begin

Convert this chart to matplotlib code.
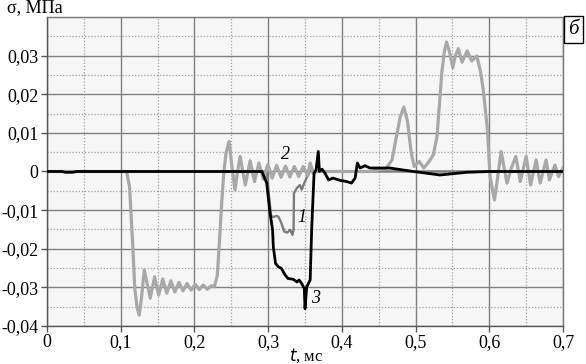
import numpy as np
import matplotlib.pyplot as plt
from matplotlib.ticker import MultipleLocator, FuncFormatter

# curve 2 (light grey)
t2 = [0.0, 0.05, 0.108, 0.112, 0.116, 0.119, 0.122, 0.125, 0.128, 0.132,
      0.140, 0.146, 0.1515, 0.157, 0.1625, 0.168, 0.1735, 0.179, 0.1845, 0.190,
      0.1955, 0.201, 0.2065, 0.212, 0.2175, 0.223, 0.227, 0.231, 0.234, 0.237,
      0.240, 0.243, 0.247, 0.251, 0.255, 0.2585, 0.262, 0.2655, 0.269, 0.2755,
      0.2815, 0.2875, 0.2935, 0.2995, 0.3055, 0.3115, 0.3175, 0.3235, 0.3295, 0.3355,
      0.3415, 0.3475, 0.3535, 0.357, 0.361, 0.365, 0.40, 0.44, 0.46, 0.468,
      0.474, 0.479, 0.484, 0.489, 0.494, 0.498, 0.505, 0.511, 0.518, 0.524,
      0.529, 0.533, 0.5355, 0.539, 0.542, 0.546, 0.5505, 0.554, 0.558, 0.563,
      0.567, 0.570, 0.576, 0.583, 0.588, 0.592, 0.5975, 0.601, 0.607, 0.611,
      0.616, 0.620, 0.624, 0.630, 0.636, 0.642, 0.650, 0.656, 0.6635, 0.669,
      0.677, 0.6815, 0.689, 0.694, 0.700]
s2 = [0.0, 0.0, 0.0, -0.004, -0.018, -0.030, -0.035, -0.0372, -0.033, -0.0255,
      -0.0328, -0.0273, -0.0320, -0.0278, -0.0315, -0.0283, -0.0312, -0.0287, -0.0309, -0.0290,
      -0.0307, -0.0292, -0.0306, -0.0294, -0.0305, -0.0296, -0.0298, -0.027, -0.018, -0.008,
      0.000, 0.005, 0.0078, 0.001, -0.0048, 0.0, 0.0039, 0.0, -0.0035, 0.0028,
      -0.0026, 0.0022, -0.0020, 0.0018, -0.0017, 0.0016, -0.0015, 0.0014, -0.0014, 0.0013,
      -0.0013, 0.0013, -0.0010, 0.0022, -0.0005, 0.0, 0.0, 0.0, 0.0008, 0.003,
      0.009, 0.014, 0.0167, 0.013, 0.005, 0.0013, 0.0026, 0.0009, 0.0025, 0.0043,
      0.009, 0.019, 0.0255, 0.031, 0.0335, 0.031, 0.0269, 0.030, 0.0318, 0.0283,
      0.030, 0.0312, 0.0286, 0.0299, 0.026, 0.0208, 0.0108, -0.0013, -0.0074, -0.002,
      0.0052, 0.001, -0.003, 0.001, 0.0039, -0.0026, 0.0039, -0.0035, 0.003, -0.003,
      0.003, -0.0022, 0.0017, -0.0013, 0.001]

# curve 1 (mid grey)
t1 = [0.0, 0.298, 0.301, 0.304, 0.307, 0.311, 0.314, 0.318, 0.322, 0.326,
      0.3297, 0.333, 0.3345, 0.335, 0.339, 0.343, 0.3455, 0.349, 0.352, 0.3555,
      0.358, 0.362, 0.40, 0.70]
s1 = [0.0, 0.0, -0.006, -0.0115, -0.0118, -0.0115, -0.0117, -0.0134, -0.0156, -0.0158,
      -0.0151, -0.0164, -0.0150, -0.0056, -0.0043, -0.0035, -0.0047, -0.003, -0.0017, -0.0004,
      0.001, 0.0, 0.0, 0.0]

# curve 3 (black)
t3 = [0.0, 0.02, 0.025, 0.035, 0.04, 0.29, 0.2915, 0.298, 0.3026, 0.306,
      0.307, 0.310, 0.314, 0.318, 0.323, 0.327, 0.334, 0.339, 0.342, 0.3455,
      0.349, 0.350, 0.3523, 0.3546, 0.357, 0.359, 0.3623, 0.365, 0.368, 0.3695,
      0.373, 0.377, 0.382, 0.388, 0.3975, 0.4066, 0.413, 0.418, 0.421, 0.4247,
      0.4315, 0.438, 0.465, 0.497, 0.533, 0.57, 0.60, 0.70]
s3 = [0.0, 0.0, -0.0002, -0.0002, 0.0, 0.0, 0.0, -0.003, -0.0108, -0.0151,
      -0.0195, -0.0238, -0.0247, -0.0251, -0.0268, -0.0277, -0.0279, -0.0286, -0.0281, -0.029,
      -0.0303, -0.0355, -0.0299, -0.029, -0.0281, -0.0151, -0.0004, 0.0004, 0.0052, 0.0,
      0.0006, -0.0004, -0.0022, -0.0017, -0.0023, -0.0026, -0.003, -0.0017, 0.0022, 0.0009,
      0.0015, 0.0009, 0.0009, 0.0, -0.0009, -0.0002, 0.0, 0.0]

plt.rcParams['font.family'] = ['Liberation Serif', 'DejaVu Serif']

fig = plt.figure(figsize=(5.86, 3.64), dpi=100)
ax = fig.add_axes([0.0802, 0.1044, 0.8806, 0.8489])
ax.set_facecolor('#f6f6f6')

ax.plot(t1, s1, color='#7c7c7c', lw=1.7, zorder=3, solid_joinstyle='round')
ax.plot(t2, s2, color='#a8a8a8', lw=2.3, zorder=4, solid_joinstyle='round')
ax.plot(t3, s3, color='black', lw=2.0, zorder=5, solid_joinstyle='round')

ax.set_xlim(0, 0.7)
ax.set_ylim(-0.04, 0.04)
ax.xaxis.set_major_locator(MultipleLocator(0.1))
ax.xaxis.set_minor_locator(MultipleLocator(0.05))
ax.yaxis.set_major_locator(MultipleLocator(0.01))
ax.yaxis.set_minor_locator(MultipleLocator(0.005))

def comma(v, pos):
    if abs(v) < 1e-9:
        return '0'
    return ('%g' % round(v, 3)).replace('.', ',')

ax.xaxis.set_major_formatter(FuncFormatter(comma))
ax.yaxis.set_major_formatter(FuncFormatter(comma))
ax.set_yticks(np.arange(-0.04, 0.031, 0.01))

ax.grid(which='major', color='#808080', lw=1.0, ls='-', zorder=1)
ax.grid(which='minor', color='#a0a0a0', lw=0.9, ls=(0, (1, 1.5)), zorder=1)
ax.tick_params(which='major', direction='out', length=4, width=1, color='#555555',
               labelsize=13, pad=2)
ax.tick_params(which='minor', length=0)
for sp in ax.spines.values():
    sp.set_color('#777777')
    sp.set_linewidth(1.0)
ax.spines['left'].set_color('#555555')
ax.spines['bottom'].set_color('#555555')

ax.text(0.324, 0.0045, '2', fontsize=13, style='italic', ha='center', va='center', zorder=6)
ax.text(0.3455, -0.0118, '1', fontsize=13, style='italic', ha='center', va='center', zorder=6)
ax.text(0.364, -0.0328, '3', fontsize=13, style='italic', ha='center', va='center', zorder=6)

fig.text(0.012, 0.978, '\u03c3, МПа', fontsize=13, ha='left', va='center')
fig.text(0.522, 0.022, '$t$, мс', fontsize=12, ha='center', va='center')
fig.text(0.979, 0.919, 'б', fontsize=15, style='italic', ha='center', va='center',
         bbox=dict(boxstyle='square,pad=0.2', fc='white', ec='black', lw=1.0))

fig.savefig('out.png', dpi=100)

end

Pictures stay out. Repeat only the lines from the beginning of the data through the line that has "from matplotlib.ticker import".

Convert this chart to matplotlib code.
import numpy as np
import matplotlib.pyplot as plt
from matplotlib.ticker import MultipleLocator, FuncFormatter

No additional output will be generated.